Sed to print a string until the second occurrence of a character

Hi, I am totally new to shell scripting.

I have a String "c:\working\html\index.txt.12-12-2009.bkp" I want to check if the string has more than one "." character. If it does I would like to retrieve only "c:\working\html\index.txt" i.e, discard the second occurrence of "." and the rest of the string, using Sed command.

The closest I could get to is the following Sed command.

$ echo "c:\working\html\index.txt.12-12-2009.bkp" | sed 's/.*[.]//'
result -> bkp

but it seems sed works from right to left of the string and so finds the last occurrence of the "." returning bkp.

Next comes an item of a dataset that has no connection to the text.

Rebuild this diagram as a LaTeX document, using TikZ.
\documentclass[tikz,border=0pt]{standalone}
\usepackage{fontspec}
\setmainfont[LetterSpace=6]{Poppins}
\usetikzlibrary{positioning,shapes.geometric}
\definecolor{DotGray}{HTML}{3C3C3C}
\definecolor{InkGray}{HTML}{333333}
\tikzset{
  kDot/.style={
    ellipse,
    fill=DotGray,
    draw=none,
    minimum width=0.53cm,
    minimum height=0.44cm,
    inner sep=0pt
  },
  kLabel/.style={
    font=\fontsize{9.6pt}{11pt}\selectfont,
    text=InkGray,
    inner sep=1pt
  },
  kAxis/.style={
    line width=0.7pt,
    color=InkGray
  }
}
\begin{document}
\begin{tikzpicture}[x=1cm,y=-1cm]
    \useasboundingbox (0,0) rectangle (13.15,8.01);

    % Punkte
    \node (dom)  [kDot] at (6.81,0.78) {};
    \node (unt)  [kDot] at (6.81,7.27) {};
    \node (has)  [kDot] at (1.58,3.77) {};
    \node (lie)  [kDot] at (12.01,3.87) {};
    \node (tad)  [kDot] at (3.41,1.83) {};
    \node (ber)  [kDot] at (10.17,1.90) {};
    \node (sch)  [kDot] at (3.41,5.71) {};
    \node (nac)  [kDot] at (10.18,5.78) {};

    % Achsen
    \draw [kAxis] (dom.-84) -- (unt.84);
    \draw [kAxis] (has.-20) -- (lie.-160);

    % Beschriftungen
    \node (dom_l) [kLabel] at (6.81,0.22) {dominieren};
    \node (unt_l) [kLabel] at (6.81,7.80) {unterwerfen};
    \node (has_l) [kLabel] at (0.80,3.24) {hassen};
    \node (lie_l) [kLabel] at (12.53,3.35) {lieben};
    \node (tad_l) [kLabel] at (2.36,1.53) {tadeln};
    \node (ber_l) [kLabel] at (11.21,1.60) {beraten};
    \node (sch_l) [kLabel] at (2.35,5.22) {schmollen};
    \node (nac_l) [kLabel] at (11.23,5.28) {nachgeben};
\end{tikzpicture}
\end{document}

I am using Cygwin to run these commands.
Sed version is "GNU sed version 4.1.5"
bash version si "GNU bash, version 3.2.49(22)-release (i686-pc-cygwin)"

TIA. imr

Hi.

Sed is not going from right to left, it just matches the longest string it can.

awk is perhaps simpler for this kind of thing:

echo "c:\working\html\index.txt.12-12-2009.bkp" | awk -F. '{print $1 FS $2}' 
c:\working\html\index.txt

is this what you're after:

#  echo "c:\working\html\index.txt.12-12-2009.bkp" | sed 's/\([^\.]*\.[^\.]*\)\..*/\1/'
c:\working\html\index.txt

code:-

sed 's/\(.*\.[^.]*\)\.[^.]*\.[^.]*/\1/'

BR

If I live to be 100 I'll never understand that stuff

So a simpler one:

echo "c:\working\html\index.txt.123.12-12-2009.bkp" | cut -d. -f-2

Alternatively if the requirement can be stretched so that extension that needs to be cut always starts with a number then this would work too:

bkp=$(echo "c:\working\html\index.txt.12-12-2009.bkp" | sed 's/\.[0-9].*//')

or if the cut off is always .string.string then we can use plain variable expansion:

bkp="c:\working\html\index.txt.12-12-2009.bkp"
echo ${bkp%.*.*}

oops. That wasn't supposed to happen

Wow, thanks a lot guys... sure did understand the possibilities with shell script.